D’altronde, non fa altro che tediare il lettore con argomenti fondamentali tipo i ristoranti dove si mangia male, i gelati che non sono il massimo, le ragazze che non indossano minigonne e, quale grave colpa!, la popolazione civile che non conosce il reggae e non ascolta, a differenza di lui, i cd di Aphex Twin. Però le tazze del water sono di buona qualità, non per niente vengono prodotte in Francia. Ora, potrei tranquillamente concludere che Delisle si diverte ad essere “divertente” se non ci fosse un dettaglio più grave che compromette in senso negativo Pyongyang: l’assoluta mancanza di empatia.
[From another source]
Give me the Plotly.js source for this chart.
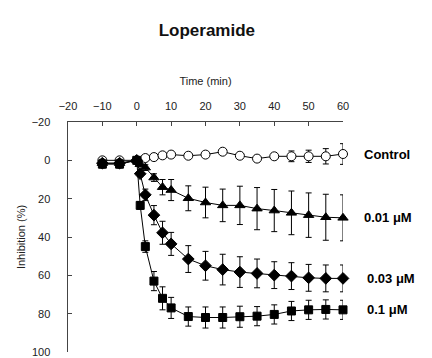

Delisle infatti vive in un universo tutto suo, trincerandosi dietro l’arrogante senso di superiorità dell’occidentale che crede di sapere e di comprendere tutto ma di fatto non sa andare oltre le apparenze. E non prova comprensione nei confronti degli esseri umani che lo circondano. Per esempio, ringrazia la squadra di cartoonist sfruttati con il lavoro da una compagnia europea e pagati una miseria, sorridendo come uno scemo, perché, afferma, il loro lavoro permette a una società capitalista come la sua di godersi i cartoni animati in televisione. Definisce mongoloide una ragazza mongola (evito i commenti per decenza). Un gruppo di ragazzine musiciste costrette ad esibirsi in pubblico per ragioni propagandistiche sono etichettate come ‘scimmie ammaestrate’.

No, caro Delisle, le ‘scimmie ammaestrate’ si comportano in un certo modo perché oppresse. Sono vittime. E una persona degna di questo nome non fa battute sulle vittime. Non le dileggia con il sarcasmo. E quando poi qualcuno fa presente all’autore che anche i puri Stati Uniti d’America hanno compiuto crimini efferati nel corso della loro storia, si rifiuta semplicemente di prendere in considerazione la faccenda.

Sarebbe questo l’autore che certi ambienti fumettistici salottieri e radical chic esaltano a più non posso? A ciò aggiungiamo testi risibili e noiosi, pagine e pagine di riflessioni inconsistenti sul nulla e un tratto grafico grezzo e poco rifinito più assimilabile a un insieme di scarabocchi che di disegni e il mio giudizio su Pyongyang può solo essere tranciante: da evitare a tutti i costi.